Münir Nurettin'in beste çalışmalarına başlaması 1940'ı buldu. Bu dönemden itibaren herkesin diline dolanan şarkıları besteleyen Münir Nurettin, aynı zamanda oluşturduğu ekolle birlikte kendisinden sonra gelen birçok ses sanatçısına da örnek oldu.
Münir Nurettin'in bu besteleri arasında, Beni Kör Kuyularda Merdivensiz Bıraktın, Kalamış, Ruhsarına Aybetme, Sen Şarkı Söylediğin Zaman ve Gül Yüzünde Göreli Zülf-i Semen-say Gönül eserlerini sayabiliriz.

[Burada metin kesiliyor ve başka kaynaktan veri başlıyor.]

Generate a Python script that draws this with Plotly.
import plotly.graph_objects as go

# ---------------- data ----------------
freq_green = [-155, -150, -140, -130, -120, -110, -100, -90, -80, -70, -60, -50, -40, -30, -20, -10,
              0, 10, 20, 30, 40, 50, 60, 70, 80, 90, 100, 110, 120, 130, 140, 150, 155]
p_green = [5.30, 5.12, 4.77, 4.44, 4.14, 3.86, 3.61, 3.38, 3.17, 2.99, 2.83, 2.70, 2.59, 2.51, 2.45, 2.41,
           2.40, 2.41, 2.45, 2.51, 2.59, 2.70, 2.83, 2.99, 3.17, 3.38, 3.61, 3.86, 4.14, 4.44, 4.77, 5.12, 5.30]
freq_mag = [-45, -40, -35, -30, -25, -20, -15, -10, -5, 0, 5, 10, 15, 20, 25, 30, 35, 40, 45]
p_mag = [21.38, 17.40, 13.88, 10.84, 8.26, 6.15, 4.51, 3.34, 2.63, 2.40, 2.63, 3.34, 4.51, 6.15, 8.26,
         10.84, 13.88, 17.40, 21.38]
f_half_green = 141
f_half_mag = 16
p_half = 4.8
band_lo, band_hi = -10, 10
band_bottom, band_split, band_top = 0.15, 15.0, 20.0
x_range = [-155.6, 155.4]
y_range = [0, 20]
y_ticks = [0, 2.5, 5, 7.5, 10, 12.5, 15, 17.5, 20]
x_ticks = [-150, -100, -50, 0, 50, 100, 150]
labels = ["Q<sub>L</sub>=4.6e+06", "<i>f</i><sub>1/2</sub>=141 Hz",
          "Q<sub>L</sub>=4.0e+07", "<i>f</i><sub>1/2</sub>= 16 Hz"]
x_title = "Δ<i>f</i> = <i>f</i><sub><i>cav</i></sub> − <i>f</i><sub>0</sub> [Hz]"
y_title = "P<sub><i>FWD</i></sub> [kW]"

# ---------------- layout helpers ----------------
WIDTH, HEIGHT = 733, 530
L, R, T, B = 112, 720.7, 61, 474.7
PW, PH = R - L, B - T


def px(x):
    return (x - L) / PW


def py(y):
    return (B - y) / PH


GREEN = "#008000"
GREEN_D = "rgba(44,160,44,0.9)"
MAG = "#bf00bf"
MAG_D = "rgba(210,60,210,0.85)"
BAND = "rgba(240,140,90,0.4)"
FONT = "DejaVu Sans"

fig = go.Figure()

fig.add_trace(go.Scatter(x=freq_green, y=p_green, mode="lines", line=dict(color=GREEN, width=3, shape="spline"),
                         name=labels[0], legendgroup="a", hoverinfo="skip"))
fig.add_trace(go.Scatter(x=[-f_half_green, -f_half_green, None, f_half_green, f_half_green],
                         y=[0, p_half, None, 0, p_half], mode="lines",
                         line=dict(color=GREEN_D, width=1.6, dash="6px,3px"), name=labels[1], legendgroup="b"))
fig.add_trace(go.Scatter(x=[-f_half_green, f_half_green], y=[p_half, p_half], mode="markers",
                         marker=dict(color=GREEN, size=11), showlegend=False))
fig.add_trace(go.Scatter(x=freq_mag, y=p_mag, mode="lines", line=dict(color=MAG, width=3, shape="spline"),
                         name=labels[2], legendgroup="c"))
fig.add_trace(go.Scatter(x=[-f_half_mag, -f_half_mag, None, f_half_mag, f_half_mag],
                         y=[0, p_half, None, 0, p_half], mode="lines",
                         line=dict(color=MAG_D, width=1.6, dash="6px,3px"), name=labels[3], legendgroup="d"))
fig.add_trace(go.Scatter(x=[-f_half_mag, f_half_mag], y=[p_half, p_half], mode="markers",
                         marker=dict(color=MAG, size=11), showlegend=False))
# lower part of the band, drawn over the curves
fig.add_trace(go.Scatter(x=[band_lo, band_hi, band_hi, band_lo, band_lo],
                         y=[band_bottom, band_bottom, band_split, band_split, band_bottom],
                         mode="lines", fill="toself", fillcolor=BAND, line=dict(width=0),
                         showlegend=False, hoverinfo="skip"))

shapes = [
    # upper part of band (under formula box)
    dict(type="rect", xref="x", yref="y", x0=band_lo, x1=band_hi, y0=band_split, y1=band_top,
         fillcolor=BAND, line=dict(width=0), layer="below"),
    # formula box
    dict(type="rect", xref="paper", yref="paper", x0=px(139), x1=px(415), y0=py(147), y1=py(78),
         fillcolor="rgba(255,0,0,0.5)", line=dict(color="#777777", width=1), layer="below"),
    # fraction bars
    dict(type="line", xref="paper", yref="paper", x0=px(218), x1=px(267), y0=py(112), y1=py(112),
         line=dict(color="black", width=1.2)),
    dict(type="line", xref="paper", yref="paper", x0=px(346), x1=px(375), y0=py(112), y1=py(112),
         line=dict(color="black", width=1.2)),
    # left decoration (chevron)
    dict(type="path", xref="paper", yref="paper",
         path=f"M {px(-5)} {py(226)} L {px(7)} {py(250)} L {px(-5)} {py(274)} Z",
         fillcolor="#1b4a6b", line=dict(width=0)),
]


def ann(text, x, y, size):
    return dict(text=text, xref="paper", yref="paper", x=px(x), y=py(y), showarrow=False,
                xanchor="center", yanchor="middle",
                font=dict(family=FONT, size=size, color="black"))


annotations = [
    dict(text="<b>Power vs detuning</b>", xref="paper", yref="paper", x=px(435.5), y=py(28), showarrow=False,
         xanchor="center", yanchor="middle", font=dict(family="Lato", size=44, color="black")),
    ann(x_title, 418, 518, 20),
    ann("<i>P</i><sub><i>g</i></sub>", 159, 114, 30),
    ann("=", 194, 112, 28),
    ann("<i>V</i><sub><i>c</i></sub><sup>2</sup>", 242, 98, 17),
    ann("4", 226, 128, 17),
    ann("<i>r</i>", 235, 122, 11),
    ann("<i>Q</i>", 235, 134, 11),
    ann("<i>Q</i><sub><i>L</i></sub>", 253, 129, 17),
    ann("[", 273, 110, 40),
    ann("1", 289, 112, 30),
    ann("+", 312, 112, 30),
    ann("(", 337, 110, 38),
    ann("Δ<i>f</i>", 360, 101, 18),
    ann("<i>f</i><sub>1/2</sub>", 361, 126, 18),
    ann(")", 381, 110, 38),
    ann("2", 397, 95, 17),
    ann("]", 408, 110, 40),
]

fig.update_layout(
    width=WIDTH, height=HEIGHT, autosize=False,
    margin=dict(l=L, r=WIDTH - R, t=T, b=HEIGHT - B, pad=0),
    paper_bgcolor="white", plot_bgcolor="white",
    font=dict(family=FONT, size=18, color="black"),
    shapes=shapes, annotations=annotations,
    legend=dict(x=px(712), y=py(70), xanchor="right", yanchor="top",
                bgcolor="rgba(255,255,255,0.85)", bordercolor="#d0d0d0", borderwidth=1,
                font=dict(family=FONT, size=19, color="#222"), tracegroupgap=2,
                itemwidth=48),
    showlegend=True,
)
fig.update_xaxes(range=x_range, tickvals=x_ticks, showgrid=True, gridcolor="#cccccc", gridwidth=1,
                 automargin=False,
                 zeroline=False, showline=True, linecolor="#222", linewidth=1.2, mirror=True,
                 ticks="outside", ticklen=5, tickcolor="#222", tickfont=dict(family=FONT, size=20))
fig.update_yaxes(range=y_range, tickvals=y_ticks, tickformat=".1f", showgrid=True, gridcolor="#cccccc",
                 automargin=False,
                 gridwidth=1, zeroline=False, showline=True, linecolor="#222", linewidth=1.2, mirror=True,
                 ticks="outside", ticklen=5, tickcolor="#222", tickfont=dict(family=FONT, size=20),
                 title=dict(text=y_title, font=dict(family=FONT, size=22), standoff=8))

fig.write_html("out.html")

Münir Nurettin'in yaşadığı dönemler tarihimizin hem en bahtsız, hem de en karmaşalı dönemleri olarak görülebilir. Medeniyet dünyamıza sinen yenilgi psikolojisi Batı'yı her yönüyle taklide yeltenen bir paradigmaya dönüşür. Bütün değer yargılarımız bu paradigmaya yansıyan ölçülerle şekillenir. Aynı zamanda var olan klasik medeniyet ve onun her türlü unsuruyla mücadeleye girilir. Bir değişim curcunası başlar. Zorlama tarzlar, taklide dayalı söylemler… Dil değişir, tasavvur değişir. Sanatkârlarımızda tuhaf bir muhafazakârlık baş gösterir. Bir yandan geleneğe anlaşılamayan şekilsel bağlılık, bir yandan batılılaşmaya iman, bir diğer yandan her şeyin altına dinamit koyan, temelleri sarsan resmi ideolojiye sonsuz bağlılık.
Münir Nurettin bütün çalkantıları yaşayan biridir. Bir geçiş dönemindedir nihayetinde. Bütün bu olumsuz perspektif onun büyüklüğüne şüphesiz halel getirmez. Eşsiz yorumculuğundan bir şey eksilmez. Itri'nin, Hafız Post'un, Zekai Dede'nin muhteşem eserlerini en güzel biçimde icra eder. Hele Itri'nin Salat-ı Ümmiye'sini.
Birbirinden ayrı düşünülemeyecek iki üstad... Biri şiirde, diğeri ise müzikte yeni bir ufuk açtı, kendinden sonra gelenlere yol gösterdi. Mısraları ve nağmeleri gönüllere nakşolmuş Yahya Kemal ve Münir Nurettin'den bahsediyoruz. 30 yılı aşkın dostlukları boyunca birçok şeyi paylaştılar ve hiç şüphesiz, bu ortaklıktan en çok kazanan sanatseverler oldu. Kelimelere adeta hayat veren, kültürümüzün esintilerini gönüllere nakşeden bu iki üstadın ismi zamanımızda artık ne yazık ki pek sık duyulmuyor. Ancak şu inkâr edilemez bir gerçek: Şiirimiz ve müziğimiz onlar olmasa eksik kalırdı.
İki yakın dost olan Yahya Kemal ve Münir Nurettin'in bu samimiyeti Türk müziğine de yansımış. Yeni Şafak'ın haberine göre, Yahya Kemal'in, "Bana söz ver Münir, benim şiirlerimi senden başka hiç kimse bestelemeyecek. Buna müsaade etmeyeceksin. Onları ancak sen besteleyebilirsin." dediği anlatılır.
Dostlukları ömürlerinin sonuna kadar devam etti. Yahya Kemal 1958'de İstanbul'da hayatını kaybeder. Bu ölüm Münir Nurettin'i derinden sarsar. Yeni bestelediği "Endülüs'te Raks"ı dostuna dinletemeyen Münir Nurettin Selçuk, Yahya Kemal'in Aşiyan'daki kabrine, "Rindlerin Ölümü" şiirinde bahsettiği "Hafız'ın güllerini" kendi elleriyle diker.